Dimitris K. (vocals): Midnight, Jonathon Stewart, Tyrant, Carl Albert, John Bush, John Miller, Ski, Alan Tecchio, Jason McMaster, Warrel Dane, James Rivera, Joseph Comeau, Rob Halford, King Diamond.
Marios P. (guitar): Paul Gilbert, Brian May, Al Di Meola (the early days), Jeff Waters, Marty Friedman.
Vagelis F. (drums): Chris Reifert, Away, Reed St. Mark, Igor Cavalera, Les Binks, Rick Colaluca, Neil Peart, Nicke Anderson, Jurgen “Ventor” Reil.
Spyros (bass): Billy Sheehan, Marcel Jacob, Stu Hamm, Steve DiGiorgio, Doug Keyser, Brian Bonini, Roger Patterson.
Despite only being separated by two years, Sacral Rage made a pretty huge jump from the Deadly Bits of Iron Fragments EP to Illusions in Infinite Void. The full length added a lot more thrash to the speed metal, as well as some breaks into prog, and overall it sounds much more confident. To what would you attribute such rapid growth and maturation as a band?
You have to know that Deadly was finished in the fifth month after the band had been formed.
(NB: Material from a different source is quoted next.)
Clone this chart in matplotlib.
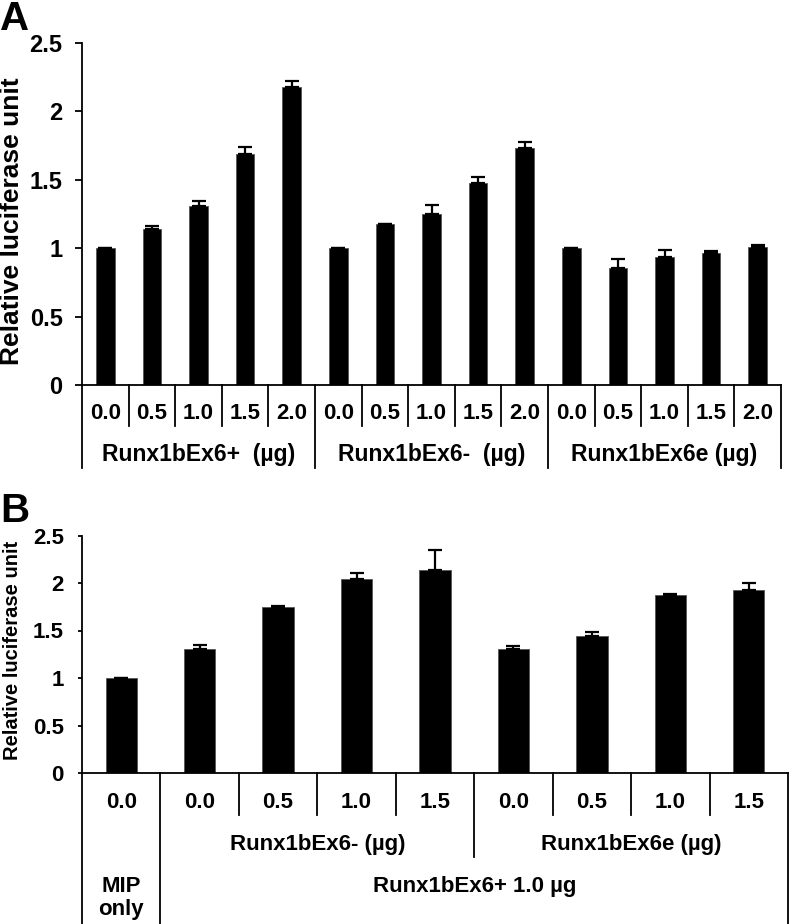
import matplotlib.pyplot as plt
from matplotlib.transforms import blended_transform_factory

plt.rcParams['font.family'] = ['Liberation Sans', 'DejaVu Sans']
plt.rcParams['font.weight'] = 'bold'

# panel A data
doses_a = ['0.0', '0.5', '1.0', '1.5', '2.0'] * 3
groups_a = ['Runx1bEx6+  (µg)', 'Runx1bEx6-  (µg)', 'Runx1bEx6e (µg)']
values_a = [1.00, 1.14, 1.31, 1.685, 2.18,
            1.00, 1.175, 1.253, 1.48, 1.729,
            1.00, 0.858, 0.936, 0.963, 1.007]
errors_a = [0.003, 0.02, 0.035, 0.054, 0.044,
            0.003, 0.004, 0.066, 0.037, 0.049,
            0.003, 0.064, 0.052, 0.02, 0.015]

# panel B data
doses_b = ['0.0', '0.0', '0.5', '1.0', '1.5', '0.0', '0.5', '1.0', '1.5']
groups_b = ['Runx1bEx6- (µg)', 'Runx1bEx6e (µg)']
values_b = [1.00, 1.305, 1.745, 2.039, 2.137, 1.305, 1.44, 1.87, 1.923]
errors_b = [0.005, 0.042, 0.01, 0.07, 0.213, 0.037, 0.047, 0.017, 0.074]

W, H = 791, 924
fig = plt.figure(figsize=(W / 100, H / 100), dpi=100)


def fy(y):
    return 1 - y / H


def setup_axes(ax, ytick_size):
    ax.spines['top'].set_visible(False)
    ax.spines['right'].set_visible(False)
    ax.spines['left'].set_linewidth(1.3)
    ax.spines['bottom'].set_linewidth(1.3)
    ax.set_ylim(0, 2.5)
    ax.set_yticks([0, 0.5, 1, 1.5, 2, 2.5])
    ax.set_yticklabels(['0', '0.5', '1', '1.5', '2', '2.5'])
    ax.tick_params(axis='y', length=5, width=1.3, pad=9, labelsize=ytick_size)
    ax.set_xticks([])


def draw_bars(ax, values, errors):
    x = range(len(values))
    ax.bar(x, values, width=0.4, color='black', edgecolor='#555555', linewidth=0.6)
    ax.errorbar(x, values, yerr=[[0] * len(values), errors], fmt='none',
                ecolor='black', elinewidth=1.6, capsize=5, capthick=1.6)


def vline(ax, x, y0, y1):
    tr = blended_transform_factory(ax.transData, fig.transFigure)
    ax.plot([x, x], [fy(y0), fy(y1)], color='black', lw=1.3,
            transform=tr, clip_on=False)


def label(ax, x, y, s, size=16):
    tr = blended_transform_factory(ax.transData, fig.transFigure)
    ax.text(x, fy(y), s, transform=tr, ha='center', va='baseline',
            fontsize=size, fontweight='bold')


# ---------- panel A ----------
axA = fig.add_axes([82 / W, fy(385), (781 - 82) / W, (385 - 43) / H])
setup_axes(axA, 17)
axA.set_xlim(-0.5, 14.5)
draw_bars(axA, values_a, errors_a)

for i in range(16):
    b = i - 0.5
    if i % 5 == 0:
        vline(axA, b, 385, 468)
    else:
        vline(axA, b, 385, 426)
for i, d in enumerate(doses_a):
    label(axA, i, 419, d)
for g, name in enumerate(groups_a):
    label(axA, g * 5 + 2, 461, name, 16.5)

fig.text(12.5 / W, fy(221), 'Relative luciferase unit', rotation=90,
         ha='center', va='center', fontsize=19, fontweight='bold')
fig.text(0 / W, fy(30), 'A', fontsize=29, fontweight='bold', ha='left', va='baseline')

# ---------- panel B ----------
axB = fig.add_axes([82 / W, fy(773), (788 - 82) / W, (773 - 535.5) / H])
setup_axes(axB, 16)
axB.tick_params(axis='y', length=3, pad=10)
axB.set_xlim(-0.5, 8.5)
draw_bars(axB, values_b, errors_b)

for i in range(10):
    b = i - 0.5
    if i in (0, 1, 9):
        vline(axB, b, 773, 924)
    elif i == 5:
        vline(axB, b, 773, 857)
    else:
        vline(axB, b, 773, 815)
for i, d in enumerate(doses_b):
    label(axB, i, 808, d)
label(axB, 2.5, 850, groups_b[0])
label(axB, 6.5, 850, groups_b[1])
label(axB, 4.5, 892, 'Runx1bEx6+ 1.0 µg')
label(axB, 0, 892, 'MIP')
label(axB, 0, 915, 'only')

fig.text(12.5 / W, fy(650), 'Relative luciferase unit', rotation=90,
         ha='center', va='center', fontsize=14.5, fontweight='bold')
fig.text(0 / W, fy(522), 'B', fontsize=29, fontweight='bold', ha='left', va='baseline')

fig.savefig('out.png', dpi=100)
So if you move aside at least the first two [months] when we needed to play covers in order to bind as players, we had only three months for composing, recording, mixing and mastering the EP. The rush came from the fact that Marios had to serve his mandatory military service to the Greek army. So for the time we had, we did things more than well. On Illusions in Infinite Void, on the other hand, we had time on our side. We stayed with the same paths and influences as they were on Deadly, but we were able to express them in a smoother way. We also had the time to change and evolve our songs.
With the longstanding greatness of Greek black metal and the more recent success of traditionally-minded bands like Battleroar, it seems to be a really exciting time for heavy metal in the Hellenic Republic. How much does this fruitful scene help bands when getting their start? More simply, how much crazy fun is it all?
The Greek metal scene is definitely burning. You can find many great albums coming out from various subgenres of metal, and not only from older [bands] but also from newer bands. As you might have heard, Greek metalheads are among the craziest bastards in the world and they can transform any venue into a battlefield. So imagine that picture: On one hand you have great bands at the peak of their musicianship and on the other hand you have one of the most energetic audiences. Result? Our local scene is epic! And all the things surronding it evolved, such as live shows, festivals, quality of sound in venues; more people drag into the metal world, more bands, more musicianship. . . . We hope that we will gain worldwide recognition soon enough. . . . Some extremely interesting Greek bands are: Convixion, Wrathbalde, Demolition Train, Steamroller Assault, War Dance, Doomogracy, Wardrum, Chainsaw, Exarsis, Nightbreed, Released Anger, Endless Recovery, Necrovorous, and Dead Congregation.
Finally, what’s next for Sacral Rage? Touring or hitting the festival circuit? Already getting back into songwriting mode and thinking about the next album?
You know, just a little [bit] of everything. We are supporting the “soldiers of steel,” Sanctuary, at their Athenian appearance. We are playing in Germany at the Keep it True festival and in Belgium at the Heavy Sound festival. We are also making some plans for touring, but nothing is official yet. As far as the songwriting, we are already working on the first ideas for our next strike. Of course, we have a [lot of ground] to cover since we compete with ourselves and we want to surpass Illusions.